Dietary supplements are products designed to augment your daily intake of nutrients, including vitamins and minerals. Many offer significant health benefits, but some pose health risks. Dietary supplements include vitamins, minerals, amino acids, fatty acids, enzymes, probiotics, and botanicals. They are commonly sold in tablets, capsules, powders, and liquids. 

Supplementing may help you by providing nutrients you can’t get from your diet, increasing your levels of nutrients if you have deficiencies, supporting overall and specific wellness goals, complementing mainstream medical treatment plans or offering alternative therapeutic options. Also, it promotes healthy aging, reduces anxiety and stress, supports your immune system, improves your eyesight, keeps your bones strong and promotes healthier skin and hair.
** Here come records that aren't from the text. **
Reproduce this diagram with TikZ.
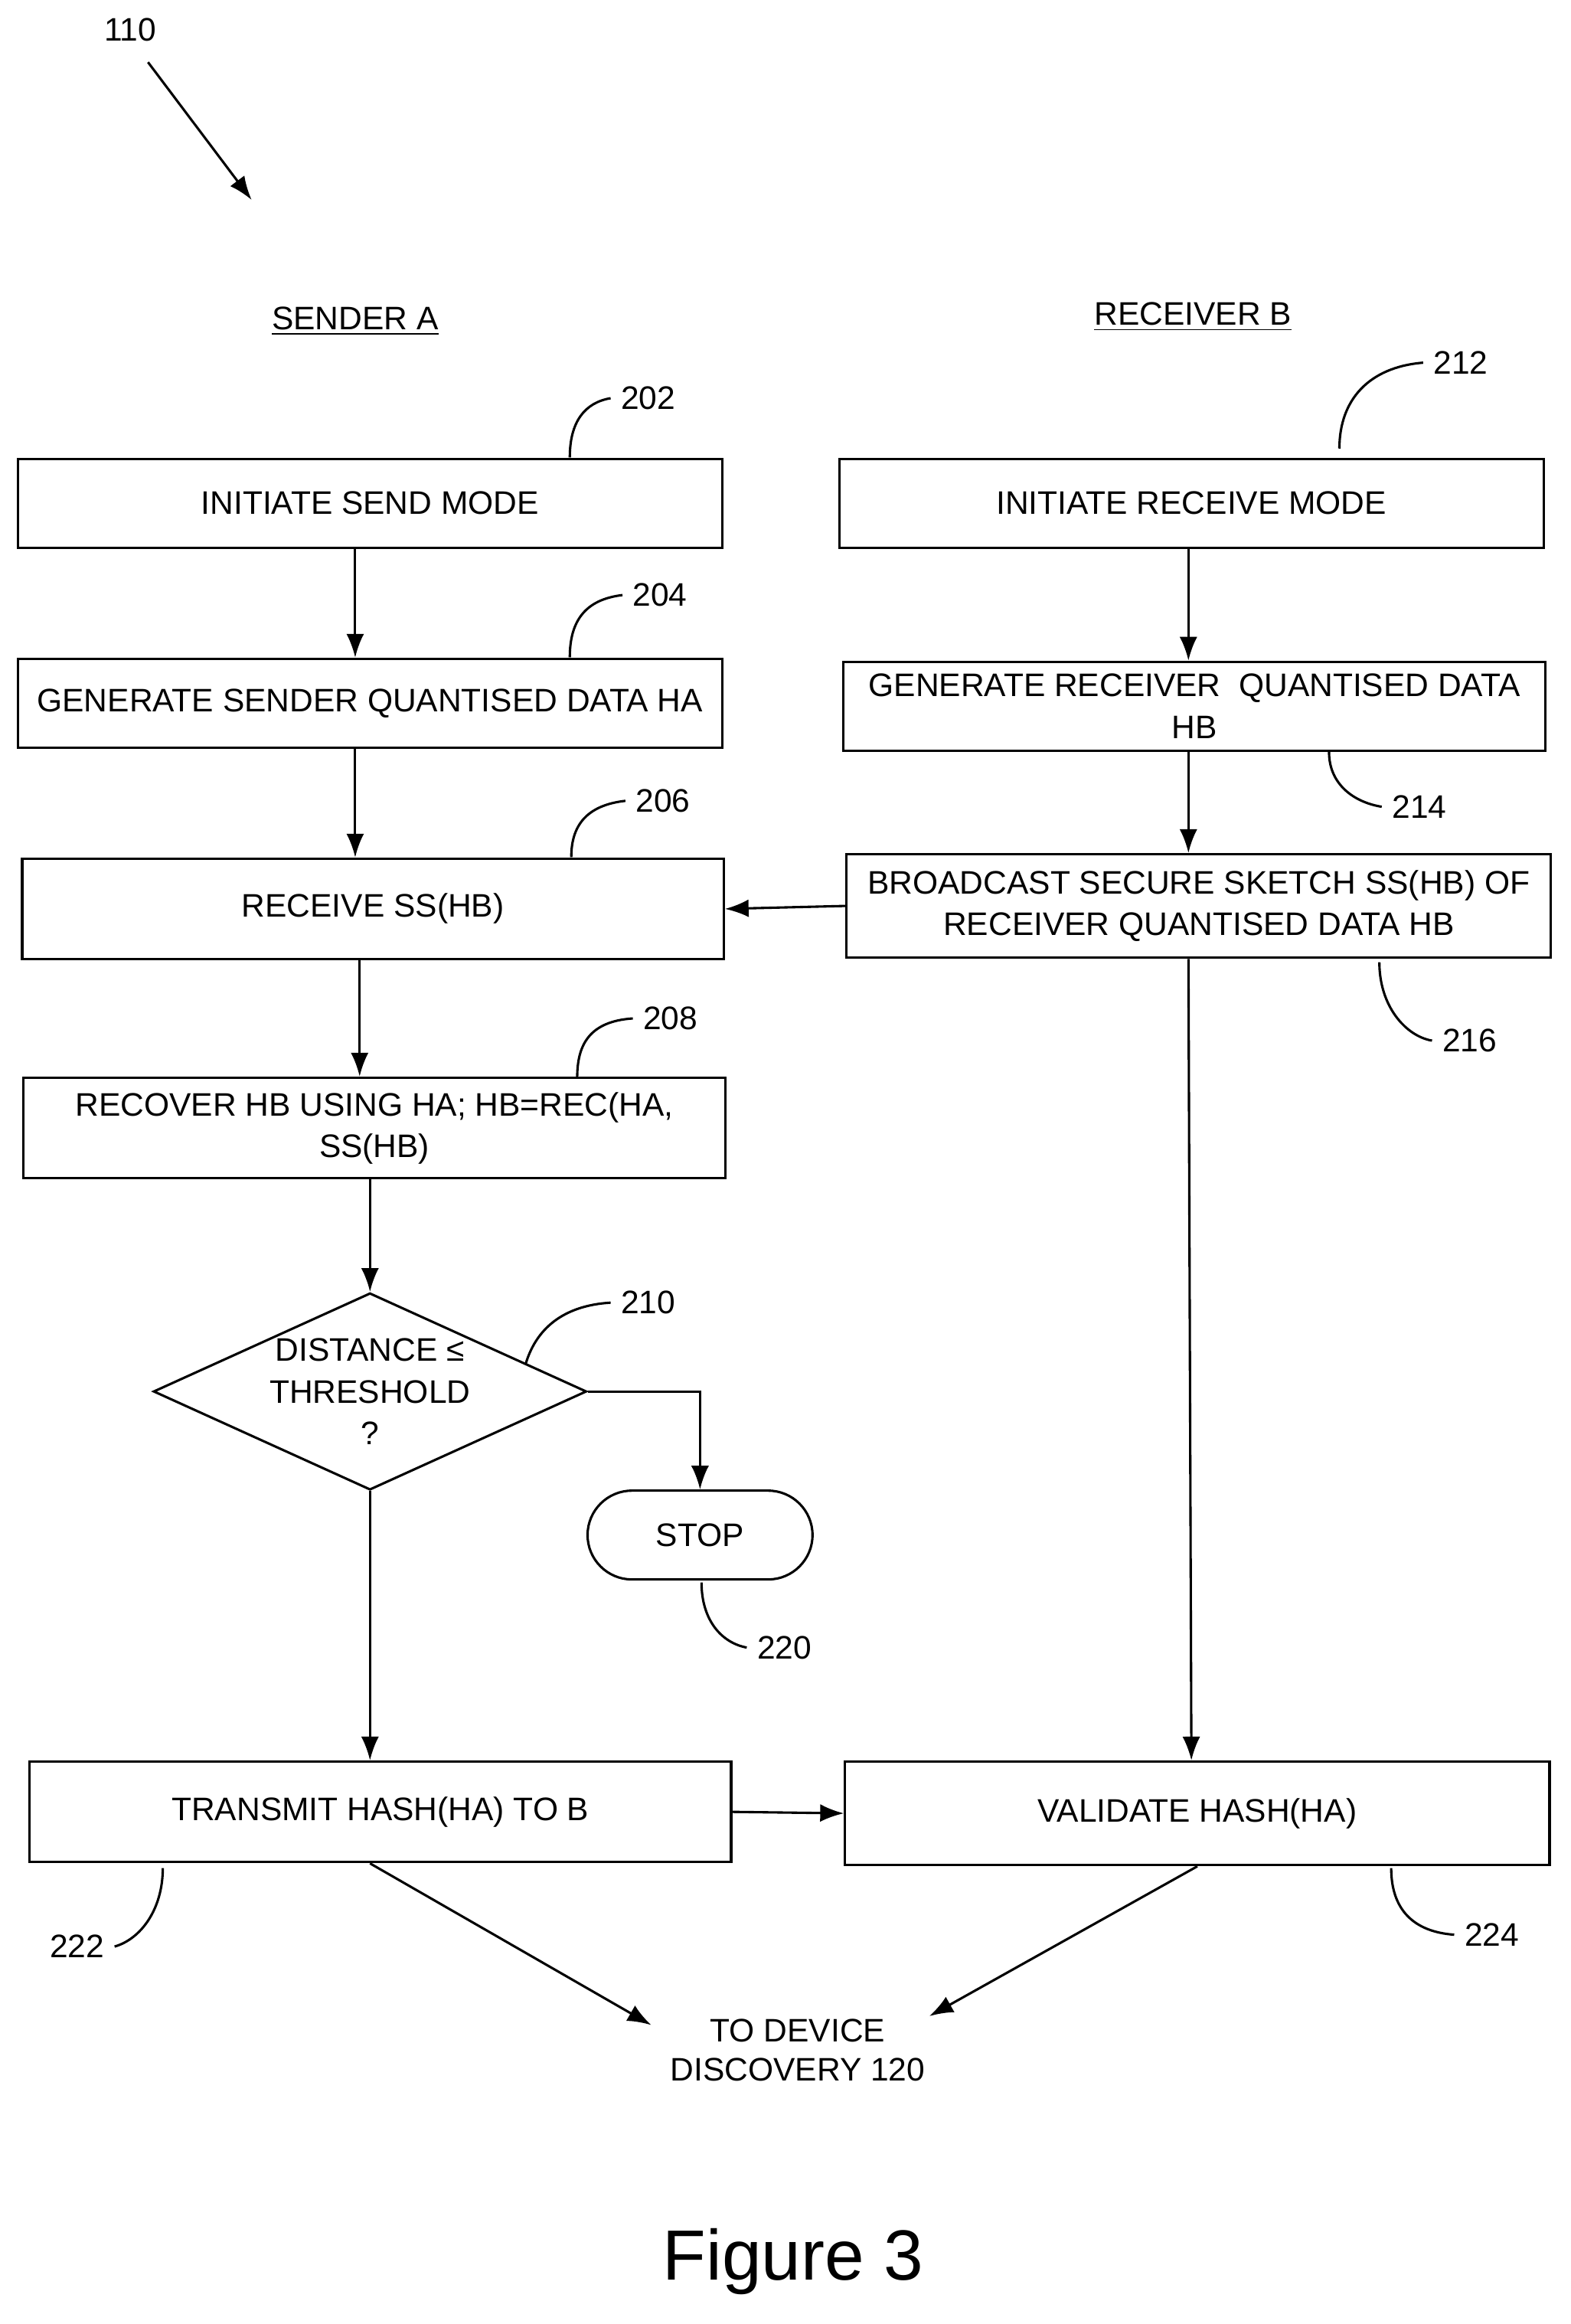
\documentclass[tikz,border=0pt]{standalone}
\usepackage{fontspec}
\setmainfont{Liberation Sans}
\usetikzlibrary{shapes.geometric,arrows.meta}
\begin{document}
\begin{tikzpicture}[x=0.5pt,y=0.5pt,yscale=-1,xscale=1,
  box/.style={draw,thick,minimum height=30pt,align=center,font=\fontsize{11}{14}\selectfont,inner sep=2pt},
  lbl/.style={font=\fontsize{11}{13}\selectfont},
  flow/.style={thick,-{Latex[length=8pt,width=6pt]}}]

\useasboundingbox (0,0) rectangle (1061,1570);

\node[lbl] (n110) at (88,20) {110};
\draw[flow] (100,42) -- (170,135);
\node[lbl] (sa) at (240,217) {\underline{SENDER A}};
\node[lbl] (rb) at (806,214) {\underline{RECEIVER B}};

\node[box,minimum width=238pt] (b202) at (250,340) {INITIATE SEND MODE};
\node[box,minimum width=238pt] (b204) at (250,475) {GENERATE SENDER QUANTISED DATA HA};
\node[box,minimum width=237pt,minimum height=34pt] (b206) at (252,614) {RECEIVE SS(HB)};
\node[box,minimum width=237pt,minimum height=34pt] (b208) at (253,762) {RECOVER HB USING HA; HB=REC(HA,\\SS(HB)};
\node[draw,thick,diamond,aspect=2.2,minimum width=135pt,minimum height=62pt,inner sep=0pt,align=center,font=\fontsize{11}{14}\selectfont] (d210) at (250,940) {DISTANCE ≤\\THRESHOLD\\?};
\node[draw,thick,rounded corners=15pt,minimum width=76pt,minimum height=30pt,font=\fontsize{11}{14}\selectfont] (stop) at (473,1037) {STOP};
\node[box,minimum width=237pt,minimum height=34pt] (b222) at (257,1224) {TRANSMIT HASH(HA) TO B};

\node[box,minimum width=238pt] (b212) at (805,340) {INITIATE RECEIVE MODE};
\node[box,minimum width=237pt] (b214) at (807,477) {GENERATE RECEIVER\ \ QUANTISED DATA\\HB};
\node[box,minimum width=238pt,minimum height=35pt] (b216) at (810,612) {BROADCAST SECURE SKETCH SS(HB) OF\\RECEIVER QUANTISED DATA HB};
\node[box,minimum width=238pt,minimum height=35pt] (b224) at (809,1225) {VALIDATE HASH(HA)};
\node[lbl,align=center] (end) at (539,1385) {TO DEVICE\\DISCOVERY 120};
\node[font=\fontsize{24}{28}\selectfont] (fig) at (536,1528) {Figure 3};

% flow arrows
\draw[flow] (b202.south -| 240,0) -- (b204.north -| 240,0);
\draw[flow] (b204.south -| 240,0) -- (b206.north -| 240,0);
\draw[flow] (b206.south -| 243,0) -- (b208.north -| 243,0);
\draw[flow] (b208.south -| d210.north) -- (d210.north);
\draw[flow] (d210.east) -| (stop.north);
\draw[flow] (d210.south) -- (b222.north -| d210.south);
\draw[flow] (b212.south -| 803,0) -- (b214.north -| 803,0);
\draw[flow] (b214.south -| 803,0) -- (b216.north -| 803,0);
\draw[flow] (b216.west) -- (b206.east);
\draw[flow] (b216.south -| 803,0) -- (b224.north -| 805,0);
\draw[flow] (b222.east) -- (b224.west);
\draw[flow] (b222.south -| 250,0) -- (440,1368);
\draw[flow] (b224.south) -- (628,1362);

% reference numerals
\node[lbl] (n202) at (438,269) {202};
\draw[thick] (385,309) .. controls (385,285) and (395,272) .. (n202.west);
\node[lbl] (n204) at (446,402) {204};
\draw[thick] (385,444) .. controls (385,420) and (395,405) .. (n204.west);
\node[lbl] (n206) at (448,541) {206};
\draw[thick] (386,579) .. controls (386,558) and (396,544) .. (n206.west);
\node[lbl] (n208) at (453,688) {208};
\draw[thick] (390,728) .. controls (390,706) and (398,690) .. (n208.west);
\node[lbl] (n210) at (438,880) {210};
\draw[thick] (355,922) .. controls (362,898) and (380,882) .. (n210.west);
\node[lbl] (n212) at (987,245) {212};
\draw[thick] (905,303) .. controls (905,270) and (925,248) .. (n212.west);
\node[lbl] (n214) at (959,545) {214};
\draw[thick] (898,508) .. controls (898,530) and (915,542) .. (n214.west);
\node[lbl] (n216) at (993,703) {216};
\draw[thick] (932,650) .. controls (932,680) and (950,700) .. (n216.west);
\node[lbl] (n220) at (530,1113) {220};
\draw[thick] (474,1069) .. controls (474,1095) and (488,1110) .. (n220.west);
\node[lbl] (n222) at (52,1315) {222};
\draw[thick] (110,1262) .. controls (110,1290) and (95,1310) .. (n222.east);
\node[lbl] (n224) at (1008,1307) {224};
\draw[thick] (940,1262) .. controls (940,1290) and (955,1305) .. (n224.west);
\end{tikzpicture}
\end{document}
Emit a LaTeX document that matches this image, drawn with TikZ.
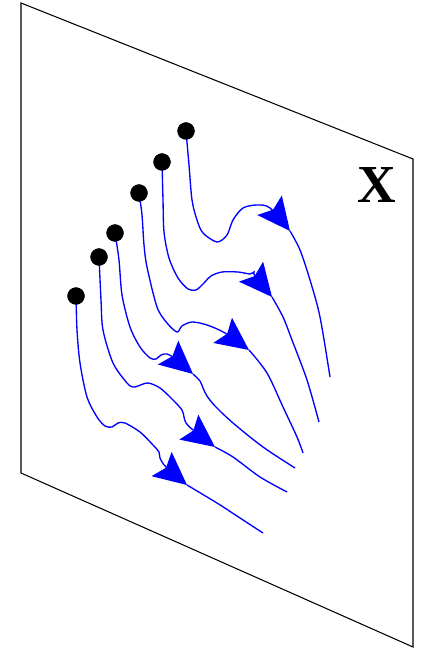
\documentclass[tikz,border=0pt]{standalone}
\usepackage{fontspec}
\setmainfont{Liberation Serif}
\usepackage{tikz}
\usetikzlibrary{arrows.meta}

\begin{document}
\begin{tikzpicture}[x=0.025cm, y=-0.025cm,
  flow/.style={blue, line width=0.95pt},
  flowtip/.style={flow, -{Stealth[length=0.82cm, width=0.78cm, inset=0.14cm]}},
  dot/.style={circle, fill=black, inner sep=0pt, minimum size=0.43cm},
  sheet/.style={draw, line width=0.75pt},
  lbl/.style={font=\fontsize{38}{40}\selectfont\bfseries},
]
\useasboundingbox (0,0) rectangle (423,648);
% the plane
\draw[sheet] (21,3) -- (413,159) -- (413,647) -- (21,473) -- cycle;
\node[lbl] (xlbl) at (377,185) {X};
% start points
\node[dot] (p1) at (186,131) {};
\node[dot] (p2) at (162,162) {};
\node[dot] (p3) at (139,193) {};
\node[dot] (p4) at (115,233) {};
\node[dot] (p5) at (99,257)  {};
\node[dot] (p6) at (76,296)  {};
% arrow tips and free ends
\coordinate (t1) at (290,231); \coordinate (e1) at (330,377);
\coordinate (t2) at (272,297); \coordinate (e2) at (319,422);
\coordinate (t3) at (249,350); \coordinate (e3) at (303,453);
\coordinate (t4) at (193,374); \coordinate (e4) at (295,468);
\coordinate (t5) at (215,447); \coordinate (e5) at (287,492);
\coordinate (t6) at (187,485); \coordinate (e6) at (263,533);
% trajectories
\draw[flowtip] plot[smooth] coordinates {(p1.center) (189,165) (192,200) (197,220)
  (203,233) (217,242) (227,235) (233,220) (243,208) (257,205) (270,208) (t1)};
\draw[flow] plot[smooth] coordinates {(t1) (300,250) (310,280) (320,317) (e1)};
\draw[flowtip] plot[smooth] coordinates {(p2.center) (163,200) (164,232) (169,258)
  (178,278) (188,289) (196,290) (203,284) (211,276) (222,272) (238,272)
  (250,274) (254,272) (255,276) (t2)};
\draw[flow] plot[smooth] coordinates {(t2) (283,317) (292,340) (307,380) (e2)};
\draw[flowtip] plot[smooth] coordinates {(p3.center) (142,215) (144,245) (147,267)
  (157,307) (167,323) (177,332) (182,326) (192,322) (207,325) (225,333) (t3)};
\draw[flow] plot[smooth] coordinates {(t3) (267,373) (283,407) (297,437) (e3)};
\draw[flowtip] plot[smooth] coordinates {(p4.center) (119,260) (122,295) (130,327)
  (140,347) (150,358) (156,359) (161,355) (167,354) (174,358) (t4)};
\draw[flow] plot[smooth] coordinates {(t4) (200,381) (203,388) (207,396) (215,406)
  (233,423) (263,447) (e4)};
\draw[flowtip] plot[smooth] coordinates {(p5.center) (101,300) (103,330) (113,363)
  (127,383) (133,387) (138,386) (148,383) (160,388) (173,400) (182,410)
  (184,417) (186,423) (193,430) (t5)};
\draw[flow] plot[smooth] coordinates {(t5) (233,457) (260,477) (e5)};
\draw[flowtip] plot[smooth] coordinates {(p6.center) (77,330) (80,363) (87,397)
  (97,417) (105,426) (112,427) (118,423) (125,423) (140,432) (153,445)
  (159,452) (160,458) (166,467) (t6)};
\draw[flow] plot[smooth] coordinates {(t6) (217,503) (240,518) (e6)};
% dots on top
\foreach \p in {p1,p2,p3,p4,p5,p6}
  \fill (\p) circle[radius=0.215cm];
\end{tikzpicture}
\end{document}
On the other hand, dietary supplements may have some risk factors. They can interact with other medications, worsen existing health conditions, or cause side effects or allergic reactions. While most dietary supplements are safe as long as you follow the product instructions, large doses of certain nutrients can have adverse effects. You can even overdose on specific supplements, risking severe harm and death. Among some of the harmful interactions or dosing concerns:

  • Vitamin K can reduce the effectiveness of blood thinners like Coumadin.
  • Vitamin E can increase the action of blood thinners, leading to easy bruising and nosebleeds.
  • St. John’s wort can accelerate the breakdown of many drugs, including antidepressants and birth control pills, thereby reducing their effectiveness.
  • Vitamin B6 (pyridoxine), when used for a year or more at high doses, can cause severe nerve damage. Vitamin B6 can also reduce the effectiveness of the anti-seizure drug Dilantin (phenytoin) and levodopa (used to treat Parkinson’s disease). 
  • Vitamin A, used with retinoid acne medications such as isotretinoin and acitretin, can cause vitamin A toxicity.
  • Iron and calcium supplements can reduce the effectiveness of antibiotics, namely tetracyclines and fluoroquinolones, by as much as 40%.
  • Vitamin C can cause diarrhea when taken in doses higher than the gut can absorb.
  • Selenium, boron, and iron supplements can be toxic if taken in large amounts.

Advise your healthcare provider about any supplements you plan to take and any medications you are currently taking, whether they be pharmaceutical, over-the-counter, herbal, traditional, or homeopathic.